Say goodbye Bauer and Ironside for an awful long time as our movie now begins. It seems this sugarcane company is developing a more addictive form of sugar. This makes about as much sense as creating a more addictive form of crack… or pussy… but we’ll roll with it. Evil Russian scientist Sergei (Armando Leduc) has an issue though in that his sugar derivative creates boil infested lunatics. We should observe that Sergei’s accent sure is thick for somebody who we are told is born, bred and schooled in the United States. Anyway, Sergei has cracked the code, or so he thought, and now the poisoned sugar is shipping out to all.

Meanwhile our evil sugar CEO’s assistant Erin (Landry) is all concerned because her baby brother is missing. You see this company is doing live test trials on junkies and bums and the like because nobody will miss them, but somehow baby bruh got caught up. The good thing for Erin is that there is a mole inside the company funneling her secret information about this situation. Now I’m curious why they’re funneling info to a receptionist, as if she could do something, but this receptionist does have a drunken father (Herthem) who works as a security guard for this company AND is an ex Navy S.E.A.L. Outstanding.

Eventually everybody ends up at the mill locked in with the sugarcane crackheads with boils, commando’s, and executives who want to buy sugarcane crack. Michael Ironside shows back up too. Bauer stays on video conference. Roll credits.

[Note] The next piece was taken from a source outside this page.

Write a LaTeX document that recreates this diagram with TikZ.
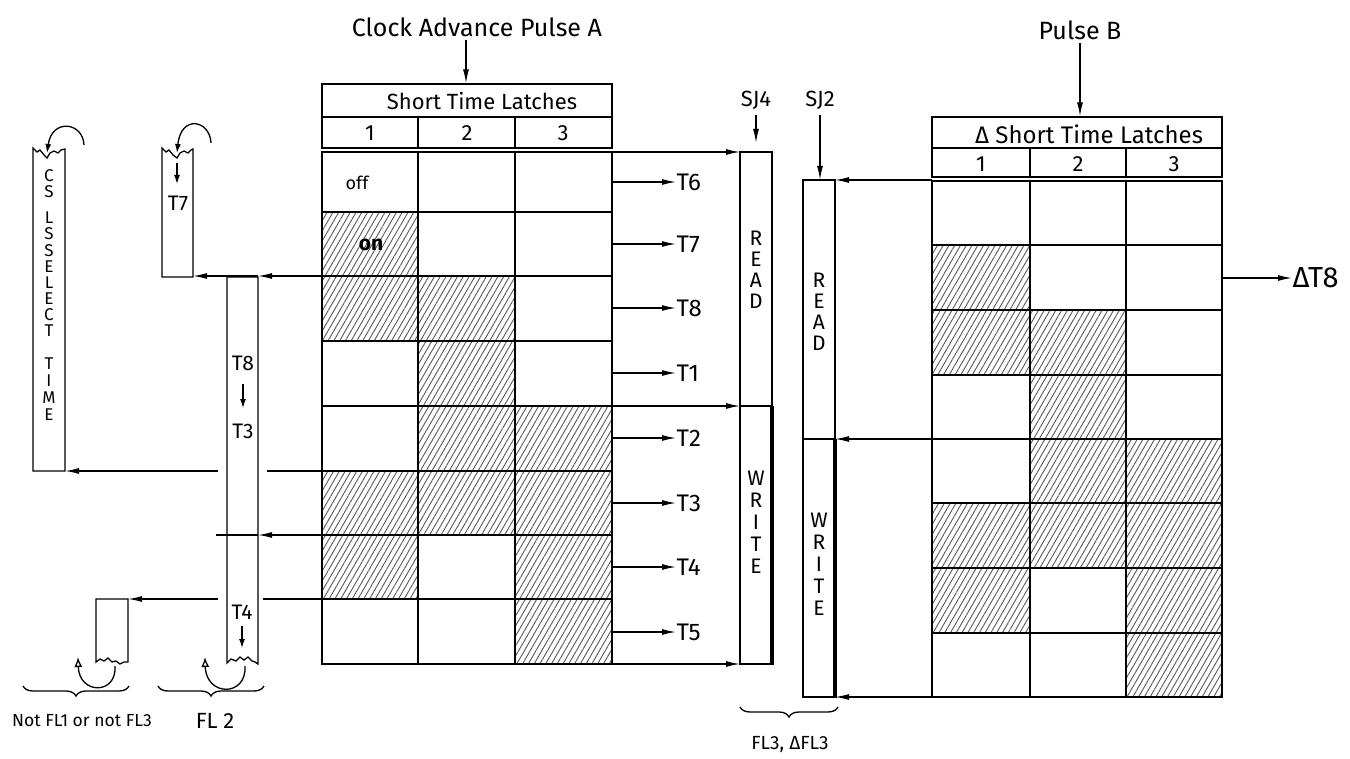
\documentclass[tikz,border=0pt]{standalone}
\usepackage{fontspec}
\setmainfont{Fira Sans}
\usetikzlibrary{arrows.meta,patterns.meta,decorations.pathreplacing}
\begin{document}
\begin{tikzpicture}[x=1pt,y=-1pt,line width=1.3pt,
  arr/.style={-{Latex[length=14pt,width=6pt]}},
  sarr/.style={-{Latex[length=9pt,width=6pt]}},
  oarr/.style={-{Latex[open,length=10pt,width=8pt]}},
  txt/.style={inner sep=0pt,font=\fontsize{22}{24}\selectfont},
  tl/.style={inner sep=0pt,anchor=west,font=\fontsize{24}{26}\selectfont},
  vl/.style={inner sep=0pt,font=\fontsize{21}{22}\selectfont},
  sl/.style={inner sep=0pt,font=\fontsize{17}{18}\selectfont},
  bl/.style={inner sep=0pt,font=\fontsize{21}{22}\selectfont},
  hatch/.style={pattern={Lines[angle=60,distance=5pt,line width=0.9pt]},pattern color=black!65},
  thickline/.style={line width=4pt},
  gridline/.style={line width=1.1pt},
  bracedec/.style={decorate,decoration={brace,amplitude=10pt,mirror}}]
\useasboundingbox (0,0) rectangle (1350,759);
\fill[white] (0,0) rectangle (1350,759);

% ---------- shading ----------
\foreach \xa/\ya/\xb/\yb in {322/212/418/276, 322/276/515/341, 418/341/515/406, 418/406/612/471, 322/471/612/535, 322/535/418/599, 515/535/612/599, 515/599/612/664}
  \path[hatch] (\xa,\ya) rectangle (\xb,\yb);
\foreach \xa/\ya/\xb/\yb in {932/245/1030/310, 932/310/1126/375, 1030/375/1126/439, 1030/439/1222/503, 932/503/1222/568, 932/568/1030/633, 1126/568/1222/633, 1126/633/1222/697}
  \path[hatch] (\xa,\ya) rectangle (\xb,\yb);

% ---------- left latch table ----------
\node[draw,minimum width=290pt,minimum height=33pt,inner sep=0pt] (hdrA) at (467,100.5) {};
\node[txt] (hdrAt) at (482,101) {Short Time Latches};
\draw (322,117) rectangle (612,148);
\draw (418,117) -- (418,148) (515,117) -- (515,148);
\node[txt] (nA1) at (370,133) {1};
\node[txt] (nA2) at (467,133) {2};
\node[txt] (nA3) at (563,133) {3};
\draw[gridline] (322,152) rectangle (612,664);
\draw[gridline] (418,152) -- (418,664) (515,152) -- (515,664);
\foreach \y in {212,276,341,406,471,535,599}
  \draw[gridline] (322,\y) -- (612,\y);
\node[inner sep=0pt,font=\fontsize{18}{20}\selectfont] (off) at (357,183) {off};
\node[inner sep=0pt,font=\fontsize{21}{22}\selectfont\bfseries] (on) at (371,245) {on};

\node[txt,font=\fontsize{25}{27}\selectfont] (capA) at (477,27) {Clock Advance Pulse A};
\coordinate (capAs) at (466,40);
\draw[arr] (capAs) -- (hdrA.north -| capAs);

\foreach \lab/\y [count=\i] in {T6/182,T7/244,T8/308,T1/373,T2/438,T3/503,T4/567,T5/632}{
  \coordinate (gA\i) at (612,\y);
  \node[tl] (tA\i) at (676,\y) {\lab};
  \draw[arr] (gA\i) -- (tA\i.west);
}

% ---------- SJ4 box ----------
\coordinate (sj4tl) at (740,152);
\coordinate (sj4ml) at (740,406);
\coordinate (sj4bl) at (740,664);
\draw (740,152) rectangle (772,664);
\draw (740,406) -- (772,406);
\draw[thickline] (772,406) -- (772,665);
\coordinate (gAtop) at (612,152);
\coordinate (gAmid) at (612,406);
\coordinate (gAbot) at (612,664);
\draw[arr] (gAtop) -- (sj4tl);
\draw[arr] (gAmid) -- (sj4ml);
\draw[arr] (gAbot) -- (sj4bl);
\node[txt] (sj4) at (756,100) {SJ4};
\coordinate (sj4a) at (756,115);
\draw[arr] (sj4a) -- (756,143);
\foreach \l/\y [count=\i] in {R/238,E/259,A/280,D/301}
  \node[vl] (r4\i) at (756,\y) {\l};
\foreach \l/\y [count=\i] in {W/478,R/500,I/522,T/544,E/566}
  \node[vl] (w4\i) at (756,\y) {\l};

% ---------- SJ2 box ----------
\draw (803,180) rectangle (835,697);
\draw (803,439) -- (835,439);
\draw[thickline] (835,439) -- (835,698);
\coordinate (sj2tr) at (835,180);
\coordinate (sj2mr) at (835,439);
\coordinate (sj2br) at (835,697);
\node[txt] (sj2) at (820,100) {SJ2};
\coordinate (sj2a) at (820,115);
\draw[arr] (sj2a) -- (820,180);
\foreach \l/\y [count=\i] in {R/280,E/301,A/322,D/343}
  \node[vl] (r2\i) at (819,\y) {\l};
\foreach \l/\y [count=\i] in {W/520,R/542,I/564,T/586,E/608}
  \node[vl] (w2\i) at (819,\y) {\l};

\draw[bracedec] (740,707) -- (838,707);
\node[txt,font=\fontsize{19}{20}\selectfont] (fl3) at (790,745) {FL3, ΔFL3};

% ---------- right latch table ----------
\node[draw,minimum width=290pt,minimum height=31pt,inner sep=0pt] (hdrB) at (1077,132.5) {};
\node[txt,font=\fontsize{24}{26}\selectfont] (hdrBt) at (1089,134) {Δ Short Time Latches};
\draw (932,148) rectangle (1222,177);
\draw (1030,148) -- (1030,177) (1126,148) -- (1126,177);
\node[txt] (nB1) at (981,164) {1};
\node[txt] (nB2) at (1078,164) {2};
\node[txt] (nB3) at (1174,164) {3};
\draw[gridline] (932,181) rectangle (1222,697);
\draw[gridline] (1030,181) -- (1030,697) (1126,181) -- (1126,697);
\foreach \y in {245,310,375,439,503,568,633}
  \draw[gridline] (932,\y) -- (1222,\y);
\coordinate (gBtop) at (932,180);
\coordinate (gBmid) at (932,439);
\coordinate (gBbot) at (932,697);
\draw[arr] (gBtop) -- (sj2tr);
\draw[arr] (gBmid) -- (sj2mr);
\draw[arr] (gBbot) -- (sj2br);

\node[txt,font=\fontsize{25}{27}\selectfont] (pb) at (1080,30) {Pulse B};
\coordinate (pbs) at (1080,43);
\draw[arr] (pbs) -- (hdrB.north -| pbs);

\coordinate (gBr) at (1222,278);
\node[inner sep=0pt,anchor=west,font=\fontsize{29}{31}\selectfont] (dt8) at (1292,278) {ΔT8};
\draw[arr] (gBr) -- (dt8.west);

% ---------- left side boxes ----------
% CS LS SELECT TIME
\draw (33,148) -- (37,152) -- (40,150) -- (44,155) -- (47,158) -- (50,153) -- (54,151) -- (58,153) -- (61,150) -- (65,149)
      -- (65,471) -- (33,471) -- cycle;
\foreach \l/\y [count=\i] in {C/176,S/192,L/218,S/234,S/251,E/267,L/283,E/299,C/315,T/331,T/364,I/381,M/398,E/415}
  \node[sl] (cs\i) at (49,\y) {\l};
\coordinate (csa1) at (84,145);
\coordinate (csa2) at (47,153);
\draw[sarr] (csa1) .. controls (83,122) and (52,118) .. (csa2);

% T7 box
\draw (162,148) -- (166,152) -- (169,150) -- (173,155) -- (177,158) -- (180,153) -- (184,151) -- (188,153) -- (191,150) -- (193,149)
      -- (193,277) -- (162,277) -- cycle;
\coordinate (t7a1) at (211,143);
\coordinate (t7a2) at (177,153);
\draw[sarr] (t7a1) .. controls (210,120) and (181,114) .. (t7a2);
\coordinate (t7d1) at (177,163);
\coordinate (t7d2) at (177,184);
\draw[sarr] (t7d1) -- (t7d2);
\node[bl] (t7lab) at (178,203) {T7};

% T8 -> T3 box
\draw (227,663) -- (227,277) -- (258,277) -- (258,664) -- (255,662) -- (252,661) -- (248,657) -- (244,660) -- (240,657) -- (236,661) -- (231,659) -- cycle;
\node[bl] (t8lab) at (243,363) {T8};
\coordinate (t8d1) at (243,384);
\coordinate (t8d2) at (243,408);
\draw[sarr] (t8d1) -- (t8d2);
\node[bl] (t3lab) at (243,431) {T3};
\node[bl] (t4lab) at (242,612) {T4};
\coordinate (t4d1) at (242,626);
\coordinate (t4d2) at (242,648);
\draw[sarr] (t4d1) -- (t4d2);
\coordinate (fa1) at (245,666);
\coordinate (fa2) at (205,657);
\draw[oarr] (fa1) .. controls (247,697) and (206,697) .. (fa2);

% Not FL1 box
\draw (128,662) -- (128,599) -- (96,599) -- (96,662) -- (100,659) -- (104,661) -- (108,658) -- (112,662) -- (116,661) -- (120,664) -- (124,662) -- cycle;
\coordinate (na1) at (115,666);
\coordinate (na2) at (78,657);
\draw[oarr] (na1) .. controls (117,695) and (79,695) .. (na2);

% connectors from left grid
\coordinate (gL3) at (322,276);
\coordinate (t8tr) at (258,276);
\coordinate (t7br) at (193,276);
\draw[arr] (gL3) -- (t8tr);
\draw[arr] (t8tr) -- (t7br);

\coordinate (gL6) at (322,471);
\coordinate (gap6a) at (267,471);
\coordinate (gap6b) at (218,471);
\coordinate (csbr) at (65,471);
\draw (gL6) -- (gap6a);
\draw[arr] (gap6b) -- (csbr);

\coordinate (gL7) at (322,535);
\coordinate (t8r7) at (258,535);
\coordinate (end7) at (216,535);
\draw[arr] (gL7) -- (t8r7);
\draw (t8r7) -- (end7);

\coordinate (gL8) at (322,599);
\coordinate (gap8a) at (263,599);
\coordinate (gap8b) at (218,599);
\coordinate (nftr) at (128,599);
\draw (gL8) -- (gap8a);
\draw[arr] (gap8b) -- (nftr);

% braces
\draw[bracedec] (23,686) -- (129,686);
\node[inner sep=0pt,font=\fontsize{17.5}{19}\selectfont] (nfl) at (82,721) {Not FL1 or not FL3};
\draw[bracedec] (158,686) -- (264,686);
\node[inner sep=0pt,font=\fontsize{22}{24}\selectfont] (fl2) at (215,721) {FL 2};
\end{tikzpicture}
\end{document}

I don’t mind a screwed up movie all that much. In fact the director of this movie Amir Valinia has made a couple of screwed up movies I've seen in #x2018;Lockjaw’ and ‘Lords of the Street’ that I halfway enjoyed. This unfortunately wasn’t one of those movies. We were in trouble from the word ‘jump’ as our commandos were looking for a crackhead to experiment on. Crackheads are fairly easy to come by and have a certain look about them, and if you offer them crack you don’t even have to chase them. So when our commandos chase down this spry young woman who happened to be passing by crackhead row, and also looked like she was a part time track star, I knew we were in trouble. Another problem was the fractured time line this movie used. At first the time in the past was indicated by a darker tint, but then I think they just stopped doing that and just decided to let you figure the sequence of events on your own.

The story, as it were, is very convoluted and features and awful lot of people talking to each other. Equally unfortunate is that the dialog is some of the worse spewing of words that you would ever want to hear. Ever. Our top commando gives the receptionist a drawn out speech about a simpler time when rock solos lasted a half hour and chicken was fried crispy or something… I can’t remember completely... but I expected the receptionist to look at Mr. Commando and say ‘you’re an idiot… get out of my lobby’. Instead she’s like ‘What so wrong with that?’ Uhh… only everything that’s coming out his mouth.

It’s not all bad. The actors bracketing Michael Ironside’s first and last minute in this movie weren’t all bad and while I’m sure this movie had a rock bottom budget it still looked pretty good. But that’s about it for that.

So to be fair and so you won’t be tricked as that box cover has probably already tricked so many, I have submitted, for your approval, a more appropriate box cover. NOW you can make an informed decision.